▽

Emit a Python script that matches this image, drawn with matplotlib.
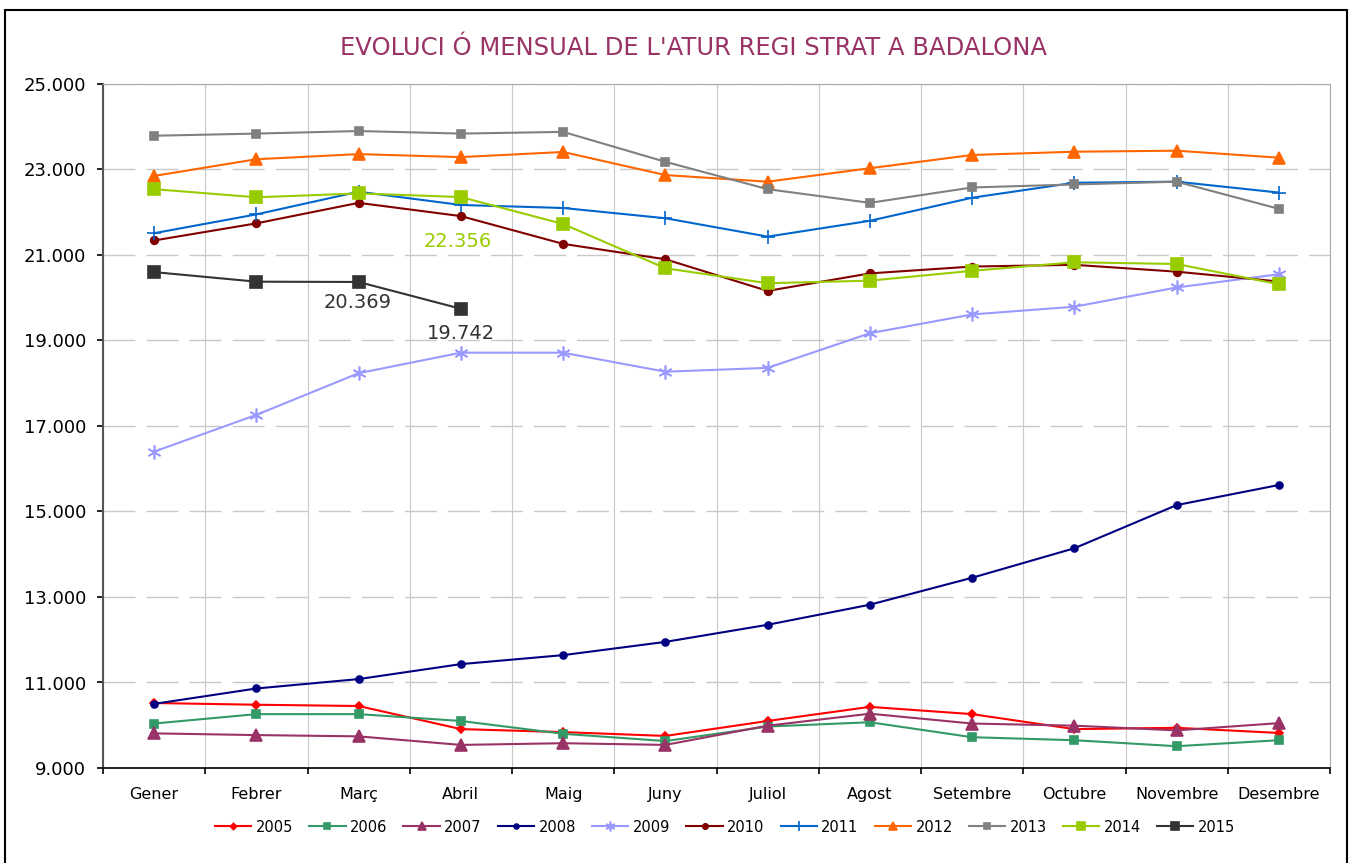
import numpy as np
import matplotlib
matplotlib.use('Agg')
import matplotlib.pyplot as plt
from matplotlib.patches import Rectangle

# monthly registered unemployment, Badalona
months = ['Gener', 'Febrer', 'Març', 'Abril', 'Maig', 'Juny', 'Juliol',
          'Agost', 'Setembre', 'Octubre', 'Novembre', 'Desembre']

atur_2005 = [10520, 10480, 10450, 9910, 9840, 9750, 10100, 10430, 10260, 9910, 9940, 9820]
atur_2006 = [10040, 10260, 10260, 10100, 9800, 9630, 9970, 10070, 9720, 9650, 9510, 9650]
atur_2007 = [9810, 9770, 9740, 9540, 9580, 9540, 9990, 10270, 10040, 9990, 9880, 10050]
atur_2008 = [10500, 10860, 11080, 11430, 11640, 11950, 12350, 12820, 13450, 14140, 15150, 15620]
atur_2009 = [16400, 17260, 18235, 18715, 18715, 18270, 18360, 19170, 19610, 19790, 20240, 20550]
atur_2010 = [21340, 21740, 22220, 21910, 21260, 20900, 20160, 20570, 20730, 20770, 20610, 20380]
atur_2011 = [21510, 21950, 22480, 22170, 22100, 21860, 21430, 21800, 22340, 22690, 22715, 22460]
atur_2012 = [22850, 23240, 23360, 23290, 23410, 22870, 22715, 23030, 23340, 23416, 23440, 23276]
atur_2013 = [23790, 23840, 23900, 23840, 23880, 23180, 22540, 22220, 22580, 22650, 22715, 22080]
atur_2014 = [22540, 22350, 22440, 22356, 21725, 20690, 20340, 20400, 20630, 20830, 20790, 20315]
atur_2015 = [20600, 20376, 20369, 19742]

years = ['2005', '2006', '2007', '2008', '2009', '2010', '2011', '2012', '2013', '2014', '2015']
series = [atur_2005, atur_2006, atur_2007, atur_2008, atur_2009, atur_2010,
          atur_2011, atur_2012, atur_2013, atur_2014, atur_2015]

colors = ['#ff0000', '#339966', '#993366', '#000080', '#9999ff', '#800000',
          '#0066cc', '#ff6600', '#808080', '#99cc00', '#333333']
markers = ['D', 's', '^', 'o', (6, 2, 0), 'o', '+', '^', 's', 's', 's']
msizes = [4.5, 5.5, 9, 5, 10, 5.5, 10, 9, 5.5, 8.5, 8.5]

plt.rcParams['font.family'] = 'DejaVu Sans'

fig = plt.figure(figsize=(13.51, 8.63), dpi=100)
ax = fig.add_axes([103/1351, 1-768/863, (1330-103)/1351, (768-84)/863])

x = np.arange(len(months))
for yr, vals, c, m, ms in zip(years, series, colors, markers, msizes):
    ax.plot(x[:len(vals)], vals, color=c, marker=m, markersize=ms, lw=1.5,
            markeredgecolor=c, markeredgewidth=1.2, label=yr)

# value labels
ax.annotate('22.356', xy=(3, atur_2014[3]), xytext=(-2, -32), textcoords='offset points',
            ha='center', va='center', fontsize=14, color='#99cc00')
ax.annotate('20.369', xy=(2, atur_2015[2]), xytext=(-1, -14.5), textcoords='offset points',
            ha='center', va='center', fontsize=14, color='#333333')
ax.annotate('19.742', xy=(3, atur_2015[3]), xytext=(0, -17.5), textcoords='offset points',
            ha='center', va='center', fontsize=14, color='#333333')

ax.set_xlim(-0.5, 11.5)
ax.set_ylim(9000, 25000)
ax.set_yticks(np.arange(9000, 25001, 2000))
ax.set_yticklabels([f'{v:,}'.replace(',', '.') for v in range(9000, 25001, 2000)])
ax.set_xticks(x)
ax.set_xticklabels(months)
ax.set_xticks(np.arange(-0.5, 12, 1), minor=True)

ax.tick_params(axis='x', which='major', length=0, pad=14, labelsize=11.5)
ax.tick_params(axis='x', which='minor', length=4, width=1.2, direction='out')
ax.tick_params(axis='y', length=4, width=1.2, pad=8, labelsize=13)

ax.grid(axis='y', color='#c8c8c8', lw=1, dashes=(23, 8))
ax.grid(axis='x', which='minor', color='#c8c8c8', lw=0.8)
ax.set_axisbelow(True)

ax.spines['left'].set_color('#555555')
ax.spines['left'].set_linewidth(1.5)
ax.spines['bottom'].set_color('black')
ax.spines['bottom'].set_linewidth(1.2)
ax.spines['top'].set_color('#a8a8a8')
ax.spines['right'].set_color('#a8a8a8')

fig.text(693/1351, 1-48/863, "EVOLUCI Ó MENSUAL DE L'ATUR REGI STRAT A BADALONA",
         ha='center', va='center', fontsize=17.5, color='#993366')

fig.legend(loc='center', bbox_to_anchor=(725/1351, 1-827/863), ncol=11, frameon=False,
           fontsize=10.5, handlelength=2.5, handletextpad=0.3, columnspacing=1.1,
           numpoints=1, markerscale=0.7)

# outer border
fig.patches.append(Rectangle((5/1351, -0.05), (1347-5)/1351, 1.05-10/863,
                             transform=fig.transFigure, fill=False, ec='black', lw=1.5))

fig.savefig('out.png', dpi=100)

△

Print out the whole of the material word for word, without pictures.

**Answer to this task:**
Emit a Python script that matches this image, drawn with matplotlib.
import numpy as np
import matplotlib
matplotlib.use('Agg')
import matplotlib.pyplot as plt
from matplotlib.patches import Rectangle

# monthly registered unemployment, Badalona
months = ['Gener', 'Febrer', 'Març', 'Abril', 'Maig', 'Juny', 'Juliol',
          'Agost', 'Setembre', 'Octubre', 'Novembre', 'Desembre']

atur_2005 = [10520, 10480, 10450, 9910, 9840, 9750, 10100, 10430, 10260, 9910, 9940, 9820]
atur_2006 = [10040, 10260, 10260, 10100, 9800, 9630, 9970, 10070, 9720, 9650, 9510, 9650]
atur_2007 = [9810, 9770, 9740, 9540, 9580, 9540, 9990, 10270, 10040, 9990, 9880, 10050]
atur_2008 = [10500, 10860, 11080, 11430, 11640, 11950, 12350, 12820, 13450, 14140, 15150, 15620]
atur_2009 = [16400, 17260, 18235, 18715, 18715, 18270, 18360, 19170, 19610, 19790, 20240, 20550]
atur_2010 = [21340, 21740, 22220, 21910, 21260, 20900, 20160, 20570, 20730, 20770, 20610, 20380]
atur_2011 = [21510, 21950, 22480, 22170, 22100, 21860, 21430, 21800, 22340, 22690, 22715, 22460]
atur_2012 = [22850, 23240, 23360, 23290, 23410, 22870, 22715, 23030, 23340, 23416, 23440, 23276]
atur_2013 = [23790, 23840, 23900, 23840, 23880, 23180, 22540, 22220, 22580, 22650, 22715, 22080]
atur_2014 = [22540, 22350, 22440, 22356, 21725, 20690, 20340, 20400, 20630, 20830, 20790, 20315]
atur_2015 = [20600, 20376, 20369, 19742]

years = ['2005', '2006', '2007', '2008', '2009', '2010', '2011', '2012', '2013', '2014', '2015']
series = [atur_2005, atur_2006, atur_2007, atur_2008, atur_2009, atur_2010,
          atur_2011, atur_2012, atur_2013, atur_2014, atur_2015]

colors = ['#ff0000', '#339966', '#993366', '#000080', '#9999ff', '#800000',
          '#0066cc', '#ff6600', '#808080', '#99cc00', '#333333']
markers = ['D', 's', '^', 'o', (6, 2, 0), 'o', '+', '^', 's', 's', 's']
msizes = [4.5, 5.5, 9, 5, 10, 5.5, 10, 9, 5.5, 8.5, 8.5]

plt.rcParams['font.family'] = 'DejaVu Sans'

fig = plt.figure(figsize=(13.51, 8.63), dpi=100)
ax = fig.add_axes([103/1351, 1-768/863, (1330-103)/1351, (768-84)/863])

x = np.arange(len(months))
for yr, vals, c, m, ms in zip(years, series, colors, markers, msizes):
    ax.plot(x[:len(vals)], vals, color=c, marker=m, markersize=ms, lw=1.5,
            markeredgecolor=c, markeredgewidth=1.2, label=yr)

# value labels
ax.annotate('22.356', xy=(3, atur_2014[3]), xytext=(-2, -32), textcoords='offset points',
            ha='center', va='center', fontsize=14, color='#99cc00')
ax.annotate('20.369', xy=(2, atur_2015[2]), xytext=(-1, -14.5), textcoords='offset points',
            ha='center', va='center', fontsize=14, color='#333333')
ax.annotate('19.742', xy=(3, atur_2015[3]), xytext=(0, -17.5), textcoords='offset points',
            ha='center', va='center', fontsize=14, color='#333333')

ax.set_xlim(-0.5, 11.5)
ax.set_ylim(9000, 25000)
ax.set_yticks(np.arange(9000, 25001, 2000))
ax.set_yticklabels([f'{v:,}'.replace(',', '.') for v in range(9000, 25001, 2000)])
ax.set_xticks(x)
ax.set_xticklabels(months)
ax.set_xticks(np.arange(-0.5, 12, 1), minor=True)

ax.tick_params(axis='x', which='major', length=0, pad=14, labelsize=11.5)
ax.tick_params(axis='x', which='minor', length=4, width=1.2, direction='out')
ax.tick_params(axis='y', length=4, width=1.2, pad=8, labelsize=13)

ax.grid(axis='y', color='#c8c8c8', lw=1, dashes=(23, 8))
ax.grid(axis='x', which='minor', color='#c8c8c8', lw=0.8)
ax.set_axisbelow(True)

ax.spines['left'].set_color('#555555')
ax.spines['left'].set_linewidth(1.5)
ax.spines['bottom'].set_color('black')
ax.spines['bottom'].set_linewidth(1.2)
ax.spines['top'].set_color('#a8a8a8')
ax.spines['right'].set_color('#a8a8a8')

fig.text(693/1351, 1-48/863, "EVOLUCI Ó MENSUAL DE L'ATUR REGI STRAT A BADALONA",
         ha='center', va='center', fontsize=17.5, color='#993366')

fig.legend(loc='center', bbox_to_anchor=(725/1351, 1-827/863), ncol=11, frameon=False,
           fontsize=10.5, handlelength=2.5, handletextpad=0.3, columnspacing=1.1,
           numpoints=1, markerscale=0.7)

# outer border
fig.patches.append(Rectangle((5/1351, -0.05), (1347-5)/1351, 1.05-10/863,
                             transform=fig.transFigure, fill=False, ec='black', lw=1.5))

fig.savefig('out.png', dpi=100)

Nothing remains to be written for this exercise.